# [Material supplied]
◇ ◇ ◇ ◇
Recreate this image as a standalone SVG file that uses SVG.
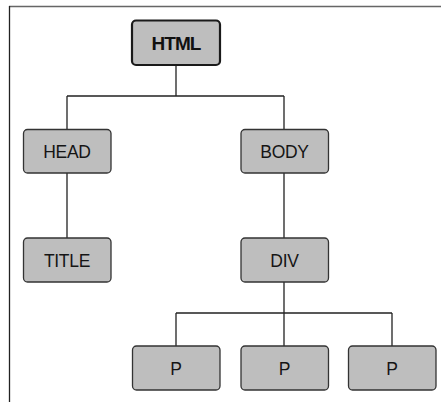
◇ ◇ ◇ ◇
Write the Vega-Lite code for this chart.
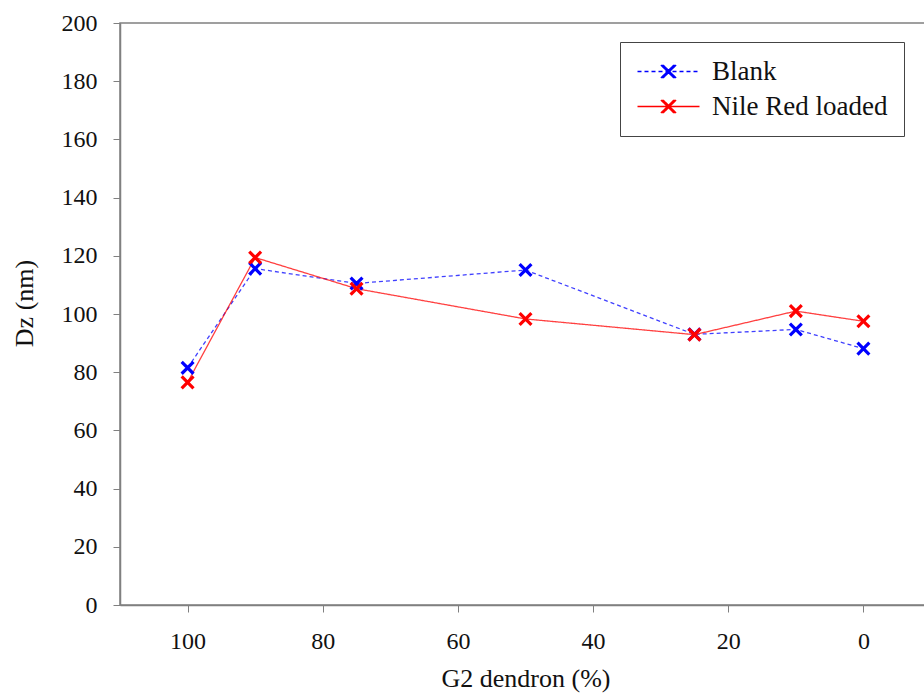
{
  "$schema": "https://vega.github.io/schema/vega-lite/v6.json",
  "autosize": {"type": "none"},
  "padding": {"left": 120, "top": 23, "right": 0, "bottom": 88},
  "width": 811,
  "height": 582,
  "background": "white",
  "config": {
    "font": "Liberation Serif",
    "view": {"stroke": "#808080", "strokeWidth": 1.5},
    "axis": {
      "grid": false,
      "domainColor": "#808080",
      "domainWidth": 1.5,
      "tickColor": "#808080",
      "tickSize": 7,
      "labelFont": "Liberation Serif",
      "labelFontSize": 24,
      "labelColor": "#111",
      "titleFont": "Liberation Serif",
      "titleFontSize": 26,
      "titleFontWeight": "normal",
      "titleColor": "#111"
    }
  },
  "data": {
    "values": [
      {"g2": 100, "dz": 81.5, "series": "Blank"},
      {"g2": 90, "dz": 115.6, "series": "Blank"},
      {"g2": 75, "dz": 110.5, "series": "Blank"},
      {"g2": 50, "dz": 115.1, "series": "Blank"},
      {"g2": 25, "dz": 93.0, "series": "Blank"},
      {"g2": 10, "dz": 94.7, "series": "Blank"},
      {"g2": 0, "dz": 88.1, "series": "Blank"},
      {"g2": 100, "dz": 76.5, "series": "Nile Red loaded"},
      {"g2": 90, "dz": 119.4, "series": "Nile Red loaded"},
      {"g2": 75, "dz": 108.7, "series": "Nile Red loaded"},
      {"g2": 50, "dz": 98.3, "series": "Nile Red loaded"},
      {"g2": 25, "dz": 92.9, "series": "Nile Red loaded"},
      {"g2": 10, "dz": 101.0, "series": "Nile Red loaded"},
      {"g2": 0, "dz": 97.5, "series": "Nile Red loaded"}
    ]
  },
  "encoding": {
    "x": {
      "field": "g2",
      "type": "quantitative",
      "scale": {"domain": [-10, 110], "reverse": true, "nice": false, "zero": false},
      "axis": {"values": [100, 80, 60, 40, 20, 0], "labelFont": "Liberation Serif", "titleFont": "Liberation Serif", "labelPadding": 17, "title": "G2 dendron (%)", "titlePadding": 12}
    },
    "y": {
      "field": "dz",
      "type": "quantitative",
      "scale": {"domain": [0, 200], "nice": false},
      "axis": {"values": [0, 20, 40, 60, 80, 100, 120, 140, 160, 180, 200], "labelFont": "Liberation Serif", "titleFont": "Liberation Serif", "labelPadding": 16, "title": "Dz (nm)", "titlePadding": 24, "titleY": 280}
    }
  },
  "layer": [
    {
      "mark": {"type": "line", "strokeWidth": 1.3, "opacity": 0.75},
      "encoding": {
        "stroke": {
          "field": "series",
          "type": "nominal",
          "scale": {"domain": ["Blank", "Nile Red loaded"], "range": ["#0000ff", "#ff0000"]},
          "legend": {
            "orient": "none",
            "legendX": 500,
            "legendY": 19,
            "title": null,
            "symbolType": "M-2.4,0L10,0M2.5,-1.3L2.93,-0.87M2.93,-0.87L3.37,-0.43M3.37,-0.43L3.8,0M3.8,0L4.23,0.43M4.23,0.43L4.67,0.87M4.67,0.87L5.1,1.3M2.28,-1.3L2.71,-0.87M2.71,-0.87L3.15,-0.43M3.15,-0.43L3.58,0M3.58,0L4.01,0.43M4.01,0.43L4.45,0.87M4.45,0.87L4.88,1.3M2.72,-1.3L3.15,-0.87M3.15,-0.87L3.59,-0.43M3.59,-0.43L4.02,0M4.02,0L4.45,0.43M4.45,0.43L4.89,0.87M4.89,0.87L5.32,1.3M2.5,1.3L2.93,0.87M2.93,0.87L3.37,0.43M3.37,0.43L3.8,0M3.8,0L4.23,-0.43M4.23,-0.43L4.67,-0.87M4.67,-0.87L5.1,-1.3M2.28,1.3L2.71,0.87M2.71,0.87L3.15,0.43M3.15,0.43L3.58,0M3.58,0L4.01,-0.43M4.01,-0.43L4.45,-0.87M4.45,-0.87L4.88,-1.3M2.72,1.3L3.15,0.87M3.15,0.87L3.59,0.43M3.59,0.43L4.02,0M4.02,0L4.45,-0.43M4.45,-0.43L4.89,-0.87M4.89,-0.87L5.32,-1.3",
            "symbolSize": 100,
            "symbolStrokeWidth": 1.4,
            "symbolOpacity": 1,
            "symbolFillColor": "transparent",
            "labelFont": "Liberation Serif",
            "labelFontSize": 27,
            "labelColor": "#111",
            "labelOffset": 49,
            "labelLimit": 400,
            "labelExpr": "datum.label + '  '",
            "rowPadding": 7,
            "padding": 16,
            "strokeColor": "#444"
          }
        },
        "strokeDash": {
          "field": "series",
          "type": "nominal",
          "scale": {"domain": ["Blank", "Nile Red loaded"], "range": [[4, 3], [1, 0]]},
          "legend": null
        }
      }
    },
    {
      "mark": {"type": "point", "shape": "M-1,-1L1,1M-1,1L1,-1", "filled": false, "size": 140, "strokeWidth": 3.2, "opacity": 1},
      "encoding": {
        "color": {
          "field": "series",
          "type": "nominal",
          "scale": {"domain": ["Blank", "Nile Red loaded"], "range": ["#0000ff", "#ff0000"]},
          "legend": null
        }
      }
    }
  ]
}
◇ ◇ ◇ ◇
# [Problem to solve]
Copy all lines from the material that contain "this".

# [In response]
Recreate this image as a standalone SVG file that uses SVG.
Write the Vega-Lite code for this chart.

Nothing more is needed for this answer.